I've played with this idea before, but here's one interesting tweak I like:
Mutually buy-outable contracts. Something like at any time, either party can pay 25% of the remaining total salary and the contract is completely wiped off the books.
For example...
A. Stupid, overzealous owner/GM signs Player X for 5 years, 100 million. After year 1, realizes it's a major mistake. There are 4 years, 80 million remaining, so the team can pay a lump sum of 20 million to Player X, and BOOM. Off the cap. Player X is a free agent; renegotiations possible to reach fair, mutually beneficial agreement. The team saves 60 million overall and have cap flexibility for that year.

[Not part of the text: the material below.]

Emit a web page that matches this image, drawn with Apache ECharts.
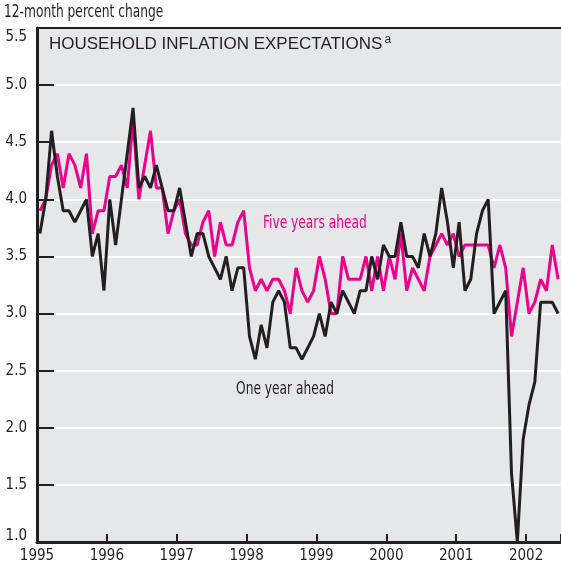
<!DOCTYPE html>
<html lang="en">
<head>
    <meta charset="utf-8">
    <title>Household inflation expectations</title>
    <script src="https://cdn.jsdelivr.net/npm/echarts@6/dist/echarts.min.js"></script>
    <style>
        html, body { margin: 0; padding: 0; background: #ffffff; }
        #chart { width: 561px; height: 571px; }
    </style>
</head>
<body>
<div id="chart"></div>
<script>
    // monthly survey values, Jan 1995 - Jun 2002
    var startYear = 1995;
    var yearTicks = [1995, 1996, 1997, 1998, 1999, 2000, 2001, 2002];

    var oneYearAhead = [
        3.7, 4.0, 4.6, 4.2, 3.9, 3.9, 3.8, 3.9, 4.0, 3.5, 3.7, 3.2,
        4.0, 3.6, 4.0, 4.4, 4.8, 4.1, 4.2, 4.1, 4.3, 4.1, 3.9, 3.9,
        4.1, 3.8, 3.5, 3.7, 3.7, 3.5, 3.4, 3.3, 3.5, 3.2, 3.4, 3.4,
        2.8, 2.6, 2.9, 2.7, 3.1, 3.2, 3.1, 2.7, 2.7, 2.6, 2.7, 2.8,
        3.0, 2.8, 3.1, 3.0, 3.2, 3.1, 3.0, 3.2, 3.2, 3.5, 3.3, 3.6,
        3.5, 3.5, 3.8, 3.5, 3.5, 3.4, 3.7, 3.5, 3.7, 4.1, 3.8, 3.4,
        3.8, 3.2, 3.3, 3.7, 3.9, 4.0, 3.0, 3.1, 3.2, 1.6, 1.0, 1.9,
        2.2, 2.4, 3.1, 3.1, 3.1, 3.0
    ];

    var fiveYearsAhead = [
        3.9, 4.0, 4.3, 4.4, 4.1, 4.4, 4.3, 4.1, 4.4, 3.7, 3.9, 3.9,
        4.2, 4.2, 4.3, 4.1, 4.7, 4.0, 4.3, 4.6, 4.1, 4.1, 3.7, 3.9,
        4.0, 3.7, 3.6, 3.6, 3.8, 3.9, 3.5, 3.8, 3.6, 3.6, 3.8, 3.9,
        3.4, 3.2, 3.3, 3.2, 3.3, 3.3, 3.2, 3.0, 3.4, 3.2, 3.1, 3.2,
        3.5, 3.3, 3.0, 3.0, 3.5, 3.3, 3.3, 3.3, 3.5, 3.2, 3.5, 3.2,
        3.5, 3.3, 3.7, 3.2, 3.4, 3.3, 3.2, 3.5, 3.6, 3.7, 3.6, 3.7,
        3.5, 3.6, 3.6, 3.6, 3.6, 3.6, 3.4, 3.6, 3.4, 2.8, 3.1, 3.4,
        3.0, 3.1, 3.3, 3.2, 3.6, 3.3
    ];

    var pink = '#ec008c';
    var ink = '#231f20';
    var narrow = '"DejaVu Sans Condensed", "DejaVu Sans", sans-serif';
    var plain = '"Liberation Sans", Arial, sans-serif';

    // place each month in the middle of its slot
    function toPoints(values) {
        var pts = [];
        for (var i = 0; i < values.length; i++) {
            pts.push([startYear + (i + 0.5) / 12, values[i]]);
        }
        return pts;
    }

    // condensed-looking text: squeeze a normal font horizontally
    function squeezedText(txt, x, y, color) {
        return {
            type: 'text',
            x: x,
            y: y,
            scaleX: 0.8,
            style: {text: txt, fill: color, fontFamily: narrow, fontSize: 17}
        };
    }

    var chart = echarts.init(document.getElementById('chart'), null, {renderer: 'canvas'});

    var option = {
        animation: false,
        backgroundColor: '#ffffff',
        title: {
            text: '{m|HOUSEHOLD INFLATION EXPECTATIONS}{s|a}',
            left: 49,
            top: 34,
            padding: 0,
            textStyle: {
                fontWeight: 'normal',
                rich: {
                    m: {fontFamily: plain, fontSize: 17, fontWeight: 'normal', color: ink, lineHeight: 20},
                    s: {fontFamily: plain, fontSize: 12, fontWeight: 'normal', color: ink, verticalAlign: 'top', padding: [0, 0, 0, 2]}
                }
            }
        },
        grid: {
            left: 37,
            right: 0,
            top: 28,
            bottom: 29,
            show: true,
            backgroundColor: '#e6e7e8',
            borderWidth: 0,
            containLabel: false,
            outerBoundsMode: 'none'
        },
        xAxis: [
            {
                type: 'value',
                min: yearTicks[0],
                max: 2002.5,
                interval: 1,
                axisLine: {show: true, lineStyle: {color: ink, width: 3}},
                axisTick: {show: true, inside: true, length: 8, lineStyle: {color: ink, width: 2}},
                splitLine: {show: false},
                axisLabel: {
                    margin: 7,
                    fontFamily: narrow,
                    fontSize: 15,
                    color: ink,
                    formatter: function (v) {
                        return yearTicks.indexOf(v) >= 0 ? String(v) : '';
                    }
                }
            },
            {
                // top frame line
                type: 'value',
                position: 'top',
                min: yearTicks[0],
                max: 2002.5,
                axisLine: {show: true, onZero: false, lineStyle: {color: ink, width: 2}},
                axisTick: {show: false},
                axisLabel: {show: false},
                splitLine: {show: false}
            }
        ],
        yAxis: {
            type: 'value',
            min: 1,
            max: 5.5,
            interval: 0.5,
            axisLine: {show: true, lineStyle: {color: ink, width: 3}},
            axisTick: {show: true, inside: true, length: 17, lineStyle: {color: ink, width: 2}},
            splitLine: {show: true, lineStyle: {color: '#ffffff', width: 2}},
            axisLabel: {
                margin: 10,
                fontFamily: narrow,
                fontSize: 15,
                color: ink,
                formatter: function (v) {
                    if (v === 5.5) return '{top|5.5}';
                    if (v === 1) return '{bot|1.0}';
                    return v.toFixed(1);
                },
                rich: {
                    top: {fontFamily: narrow, fontSize: 15, color: ink, padding: [18, 0, 0, 0]},
                    bot: {fontFamily: narrow, fontSize: 15, color: ink, padding: [0, 0, 12, 0]}
                }
            }
        },
        graphic: [
            squeezedText('12-month percent change', 4, 4, ink),
            squeezedText('Five years ahead', 263, 215, pink),
            squeezedText('One year ahead', 236, 381, ink)
        ],
        series: [
            {
                name: 'Five years ahead',
                type: 'line',
                data: toPoints(fiveYearsAhead),
                showSymbol: false,
                lineStyle: {color: pink, width: 3},
                itemStyle: {color: pink}
            },
            {
                name: 'One year ahead',
                type: 'line',
                data: toPoints(oneYearAhead),
                showSymbol: false,
                lineStyle: {color: ink, width: 3},
                itemStyle: {color: ink}
            }
        ]
    };

    chart.setOption(option);
</script>
</body>
</html>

B. Player is off his rookie contract and signs 5 year, 20 million dollar extension. Starter ahead of him gets injured, he steps into the lineup, does great. So he's got 4 years, 16 million left. He can pay 4 million to the team to void his contract and become a free agent. May renegotiate with same team to reach fair agreement.
Basically, it seems astonishingly unfair to have the owners be able to get rid of future salary obligations for overpaid players while underpaid players would have to fulfill such obligations. I think some type of the above scenario would help trend the league toward fair-value contracts, and only greatly over/underpaid players would have incentive to void contracts. Helps balance flexibility and crippling contract problems with continuity.